Une pièce d'Ibsen. Un texte présent, une histoire comme si on y était.
L'eau des Thermes de la ville est polluée, c'est ce que découvre le médecin thermaliste après une enquête. Des cas de maladies se sont déclarées chez les curistes, les analyses qu'il fait en secret, qu'il fait jusqu'à acquérir la certitude de l'existence du problème, les analyses le prouvent.
Tout commence là et on assiste au démontage du fonctionnement politique de la ville.
Les liens affectifs aussi sont affectés par les relations de pouvoir, amour, amitié et liens familiaux, tout y passe.
Le Docteur comprend enfin que l'eau des thermes est polluée certes, mais que la démocratie l'est aussi.
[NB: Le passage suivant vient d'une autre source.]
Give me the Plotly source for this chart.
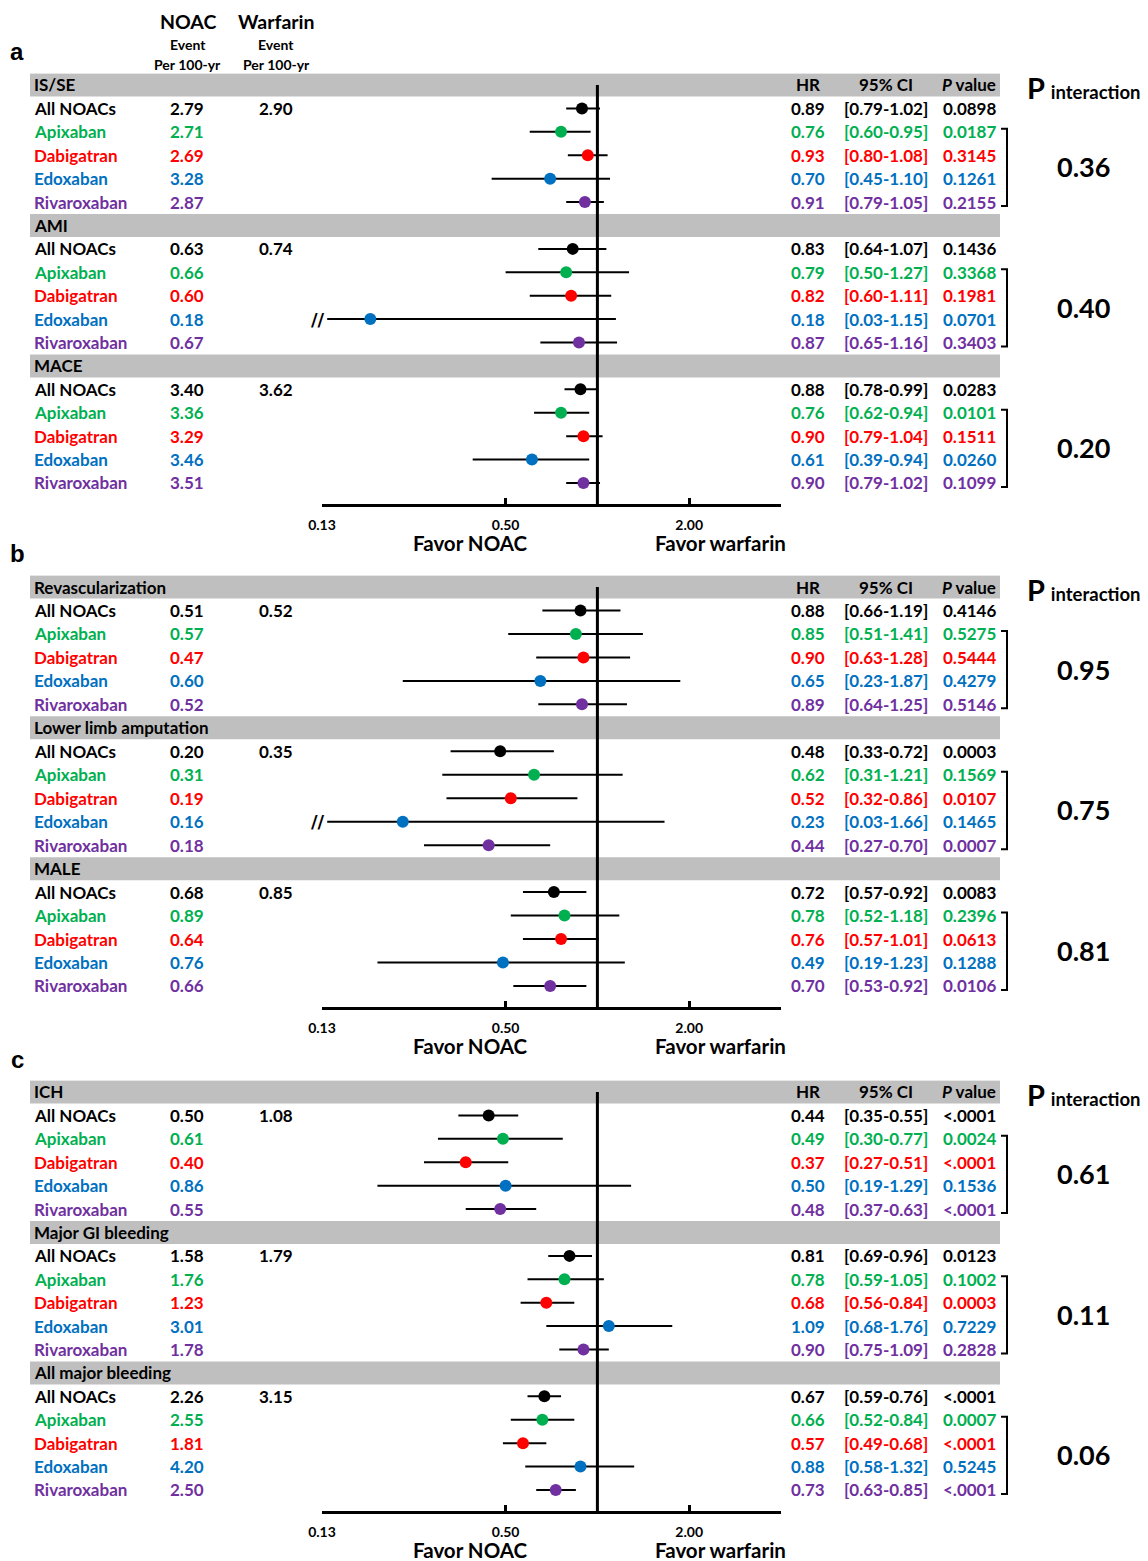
import math
import plotly.graph_objects as go

W, H = 1148, 1561

# ---------------- data ----------------
drugs = ["All NOACs", "Apixaban", "Dabigatran", "Edoxaban", "Rivaroxaban"]
outcomes = ["IS/SE", "AMI", "MACE",
            "Revascularization", "Lower limb amputation", "MALE",
            "ICH", "Major GI bleeding", "All major bleeding"]
panel_labels = ["a", "b", "c"]

noac_rate = [
    [2.79, 2.71, 2.69, 3.28, 2.87],
    [0.63, 0.66, 0.60, 0.18, 0.67],
    [3.40, 3.36, 3.29, 3.46, 3.51],
    [0.51, 0.57, 0.47, 0.60, 0.52],
    [0.20, 0.31, 0.19, 0.16, 0.18],
    [0.68, 0.89, 0.64, 0.76, 0.66],
    [0.50, 0.61, 0.40, 0.86, 0.55],
    [1.58, 1.76, 1.23, 3.01, 1.78],
    [2.26, 2.55, 1.81, 4.20, 2.50],
]
warfarin_rate = [2.90, 0.74, 3.62, 0.52, 0.35, 0.85, 1.08, 1.79, 3.15]

hr = [
    [0.89, 0.76, 0.93, 0.70, 0.91],
    [0.83, 0.79, 0.82, 0.18, 0.87],
    [0.88, 0.76, 0.90, 0.61, 0.90],
    [0.88, 0.85, 0.90, 0.65, 0.89],
    [0.48, 0.62, 0.52, 0.23, 0.44],
    [0.72, 0.78, 0.76, 0.49, 0.70],
    [0.44, 0.49, 0.37, 0.50, 0.48],
    [0.81, 0.78, 0.68, 1.09, 0.90],
    [0.67, 0.66, 0.57, 0.88, 0.73],
]
ci_low = [
    [0.79, 0.60, 0.80, 0.45, 0.79],
    [0.64, 0.50, 0.60, 0.03, 0.65],
    [0.78, 0.62, 0.79, 0.39, 0.79],
    [0.66, 0.51, 0.63, 0.23, 0.64],
    [0.33, 0.31, 0.32, 0.03, 0.27],
    [0.57, 0.52, 0.57, 0.19, 0.53],
    [0.35, 0.30, 0.27, 0.19, 0.37],
    [0.69, 0.59, 0.56, 0.68, 0.75],
    [0.59, 0.52, 0.49, 0.58, 0.63],
]
ci_high = [
    [1.02, 0.95, 1.08, 1.10, 1.05],
    [1.07, 1.27, 1.11, 1.15, 1.16],
    [0.99, 0.94, 1.04, 0.94, 1.02],
    [1.19, 1.41, 1.28, 1.87, 1.25],
    [0.72, 1.21, 0.86, 1.66, 0.70],
    [0.92, 1.18, 1.01, 1.23, 0.92],
    [0.55, 0.77, 0.51, 1.29, 0.63],
    [0.96, 1.05, 0.84, 1.76, 1.09],
    [0.76, 0.84, 0.68, 1.32, 0.85],
]
p_value = [
    ["0.0898", "0.0187", "0.3145", "0.1261", "0.2155"],
    ["0.1436", "0.3368", "0.1981", "0.0701", "0.3403"],
    ["0.0283", "0.0101", "0.1511", "0.0260", "0.1099"],
    ["0.4146", "0.5275", "0.5444", "0.4279", "0.5146"],
    ["0.0003", "0.1569", "0.0107", "0.1465", "0.0007"],
    ["0.0083", "0.2396", "0.0613", "0.1288", "0.0106"],
    ["<.0001", "0.0024", "<.0001", "0.1536", "<.0001"],
    ["0.0123", "0.1002", "0.0003", "0.7229", "0.2828"],
    ["<.0001", "0.0007", "<.0001", "0.5245", "<.0001"],
]
p_interaction = [0.36, 0.40, 0.20, 0.95, 0.75, 0.81, 0.61, 0.11, 0.06]

x_tickvals = [0.125, 0.5, 2.0]
x_ticktext = ["0.13", "0.50", "2.00"]
x_min, x_max = 0.125, 4.0
x_clip = 0.13

# ---------------- style / layout ----------------
colors = {"All NOACs": "#000000", "Apixaban": "#00b050", "Dabigatran": "#ff0000",
          "Edoxaban": "#0070c0", "Rivaroxaban": "#7030a0"}
FONT = "Lato"
FS = 17
row0_px = [85, 587, 1092]
pitch = [23.41, 23.47, 23.41]
ROW_TOP = -0.5
ROW_AX = 17.9
PLOT_L, PLOT_R = 322, 781
col_label, col_noac, col_warf = 32, 187, 276
col_hr, col_ci, col_p = 808, 886, 969
BR_X0, BR_X1 = 1001, 1007

fig = go.Figure()


def px_x(p):
    return p / W


def px_y(p):
    return 1 - p / H


def txt(text, xpx, yref, y, size=FS, color="black", anchor="center", family=FONT, yanchor="middle"):
    fig.add_annotation(text=text, x=px_x(xpx), xref="paper", y=y, yref=yref,
                       xanchor=anchor, yanchor=yanchor, showarrow=False,
                       font=dict(family=family, size=size, color=color, weight="bold"))


for p in range(3):
    n = "" if p == 0 else str(p + 1)
    xa, ya = "x" + n, "y" + n
    top = row0_px[p] + ROW_TOP * pitch[p]
    bot = row0_px[p] + ROW_AX * pitch[p]
    fig.update_layout(**{
        "xaxis" + n: dict(domain=[px_x(PLOT_L), px_x(PLOT_R)], anchor=ya, type="log",
                          range=[math.log10(x_min), math.log10(x_max)],
                          showline=True, linecolor="black", linewidth=2.5,
                          ticks="inside", ticklen=6, tickwidth=2.5, tickcolor="black",
                          tickvals=x_tickvals, ticktext=x_ticktext,
                          tickfont=dict(family=FONT, size=14, color="black", weight="bold"),
                          ticklabelstandoff=6, automargin=False,
                          showgrid=False, zeroline=False, fixedrange=True),
        "yaxis" + n: dict(domain=[px_y(bot), px_y(top)], anchor=xa,
                          range=[ROW_AX, ROW_TOP], visible=False, showgrid=False,
                          automargin=False, zeroline=False, fixedrange=True),
    })

    # panel label
    fig.add_annotation(text=panel_labels[p], x=px_x(17), xref="paper",
                       y=px_y(row0_px[p] - 33), yref="paper", showarrow=False,
                       xanchor="center", yanchor="middle",
                       font=dict(family="Liberation Sans", size=24, color="black", weight="bold"))

    # P interaction header
    fig.add_annotation(text="<span style='font-size:29px'>P</span>  <span style='font-size:18.5px'>interaction</span>",
                       x=px_x(1025), xref="paper", y=0.1, yref=ya, xanchor="left",
                       yanchor="middle", showarrow=False,
                       font=dict(family=FONT, color="black", weight="bold"))

    # favor labels
    fy = px_y(bot + 39)
    fig.add_annotation(text="Favor NOAC", x=px_x(470), xref="paper", y=fy, yref="paper",
                       showarrow=False, xanchor="center", yanchor="middle",
                       font=dict(family=FONT, size=20.5, color="black", weight="bold"))
    fig.add_annotation(text="Favor warfarin", x=px_x(720), xref="paper", y=fy, yref="paper",
                       showarrow=False, xanchor="center", yanchor="middle",
                       font=dict(family=FONT, size=20.5, color="black", weight="bold"))

    seg_x, seg_y = [], []
    pt_x = {c: [] for c in drugs}
    pt_y = {c: [] for c in drugs}

    for g in range(3):
        o = p * 3 + g
        hrow = g * 6
        # gray header bar
        fig.add_shape(type="rect", xref="paper", yref=ya, x0=px_x(30), x1=px_x(1000),
                      y0=hrow - 0.49, y1=hrow + 0.49, fillcolor="#bfbfbf",
                      line=dict(width=0), layer="below")
        txt(outcomes[o], col_label, ya, hrow, anchor="left")
        if g == 0:
            txt("HR", col_hr, ya, hrow)
            txt("95% CI", col_ci, ya, hrow)
            txt("<i>P</i> value", col_p, ya, hrow)

        for d, drug in enumerate(drugs):
            r = hrow + 1 + d
            c = colors[drug]
            txt(drug, col_label, ya, r, color=c, anchor="left")
            txt(f"{noac_rate[o][d]:.2f}", col_noac, ya, r, color=c)
            if d == 0:
                txt(f"{warfarin_rate[o]:.2f}", col_warf, ya, r, color=c)
            txt(f"{hr[o][d]:.2f}", col_hr, ya, r, color=c)
            txt(f"[{ci_low[o][d]:.2f}-{ci_high[o][d]:.2f}]", col_ci, ya, r, color=c)
            txt(p_value[o][d], col_p, ya, r, color=c)

            lo = ci_low[o][d]
            if lo < x_clip:
                fig.add_annotation(text="//", x=px_x(318), xref="paper", y=r, yref=ya,
                                   xanchor="center", yanchor="middle", showarrow=False,
                                   font=dict(family="DejaVu Sans", size=18, color="black",
                                             weight="bold"))
                lo = x_clip
            seg_x += [lo, ci_high[o][d], None]
            seg_y += [r, r, None]
            pt_x[drug].append(hr[o][d])
            pt_y[drug].append(r)

        # bracket
        y_a, y_b = hrow + 2 - 0.13, hrow + 5 + 0.17
        fig.add_shape(type="path", xref="paper", yref=ya,
                      path=f"M {px_x(BR_X0)} {y_a} L {px_x(BR_X1)} {y_a} L {px_x(BR_X1)} {y_b} L {px_x(BR_X0)} {y_b}",
                      line=dict(color="black", width=2))
        txt(f"{p_interaction[o]:.2f}", 1083, ya, hrow + 3.5, size=27)

    # CI lines (all black)
    fig.add_trace(go.Scatter(x=seg_x, y=seg_y, mode="lines", xaxis=xa, yaxis=ya,
                             line=dict(color="black", width=2), hoverinfo="skip",
                             showlegend=False))
    # reference line at HR = 1
    fig.add_trace(go.Scatter(x=[1, 1], y=[0, ROW_AX], mode="lines", xaxis=xa, yaxis=ya,
                             line=dict(color="black", width=3), hoverinfo="skip",
                             showlegend=False))
    for drug in drugs:
        fig.add_trace(go.Scatter(x=pt_x[drug], y=pt_y[drug], mode="markers", xaxis=xa,
                                 yaxis=ya, marker=dict(color=colors[drug], size=12,
                                                       line=dict(width=0)),
                                 name=drug, showlegend=False))

# column headers at the top
for xc, name in [(col_noac + 1, "NOAC"), (col_warf, "Warfarin")]:
    fig.add_annotation(text=name, x=px_x(xc), xref="paper", y=px_y(22), yref="paper",
                       showarrow=False, xanchor="center", yanchor="middle",
                       font=dict(family=FONT, size=19.5, color="black", weight="bold"))
    fig.add_annotation(text="Event", x=px_x(xc), xref="paper", y=px_y(45), yref="paper",
                       showarrow=False, xanchor="center", yanchor="middle",
                       font=dict(family=FONT, size=14, color="black", weight="bold"))
    fig.add_annotation(text="Per 100-yr", x=px_x(xc), xref="paper", y=px_y(64), yref="paper",
                       showarrow=False, xanchor="center", yanchor="middle",
                       font=dict(family=FONT, size=14, color="black", weight="bold"))

fig.update_layout(width=W, height=H,
                  margin=dict(l=0, r=0, t=0, b=0, pad=0, autoexpand=False),
                  paper_bgcolor="white", plot_bgcolor="white", showlegend=False)

fig.write_html("out.html", config={"displayModeBar": False},
               post_script="document.body.style.margin='0';document.body.style.overflow='hidden';")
Débat avec la Salle devenue le Peuple de la petite ville thermale. Le débat lui-même est piégé. Doit-on défendre la démocratie ?
On se prend au jeu, on pose des questions.
Le quatrième mur sort de l'espace, nous survole, atteint le ciel. Qui nous voit ? où sont les spectateurs ? jusqu'où vont-ils aller ?
Dénonciation de la société libérale qui pollue le système démocratique. Problématique des contrepouvoirs qui y deviennent inefficaces, dénonciation d'une presse qui ne joue pas son rôle, qui nie l'évidence, qui se fait acheter.
La démocratie, c'est évident est manoeuvrée, car les hommes démocratiquement élus se soumettent et s'allient au monde des intérêts financiers.
La Presse elle-même y perd son indépendance et son courage.
Le médecin thermaliste sera vaincu, acheté lui aussi. Il a pourtant resisté et tant qu'il a pu.
Je fais le parallèle avec les perversions de la démocratie engendrée par le système colonial en Algérie.
La démocratie nécessite que certaines conditions soient réunies pour être possible, elle ne s'impose pas alors naturellement, ni obligatoirement, mais elle devient possible.
Sommes nous dans une phase où le libéralisme (le capitalisme ?) tente de rendre toute démocratie impossible, dans une phase où il s'agit de rendre la démocratie inefficace, de la faire ennemie du peuple, de la rendre contradictoire d'elle-même, de la faire oxymore ?
Dans le Théâtre, le jeu règne et retrouve sa loi. Ostermeier dresse à nouveau le quatrième mur et nous assistons impuissants à la chute du Dr Stockmann.
à La chute de la conscience du Dr Stockmann et à sa future ascension sociale.
Un Arturo Ui qui aurait lutté, qui aurait resisté avant de prendre le pouvoir.
La Presse et ses compromissions ont un rôle central dans la pièce et Ostermeier nous donne l'image des journaux servant à nettoyer les "oeufs-peintures" reçus par l'orateur Stockmann, Stockmann qui défend la vérité.
Bref, notre monde comme si vous y étiez. Les mensonges de Fukushima, ceux plus anciens du sang contaminé, les noyés de la méditerrranée etc....
Nous vivons dans une démocratie dont chaque lieu, chaque être est perverti par le système libéral, voilà une des thèses de la pièce d'Ibsen lue par Ostermeier.
Beauté de la mise en scène, perfection des acteurs, prix des places 22 euros.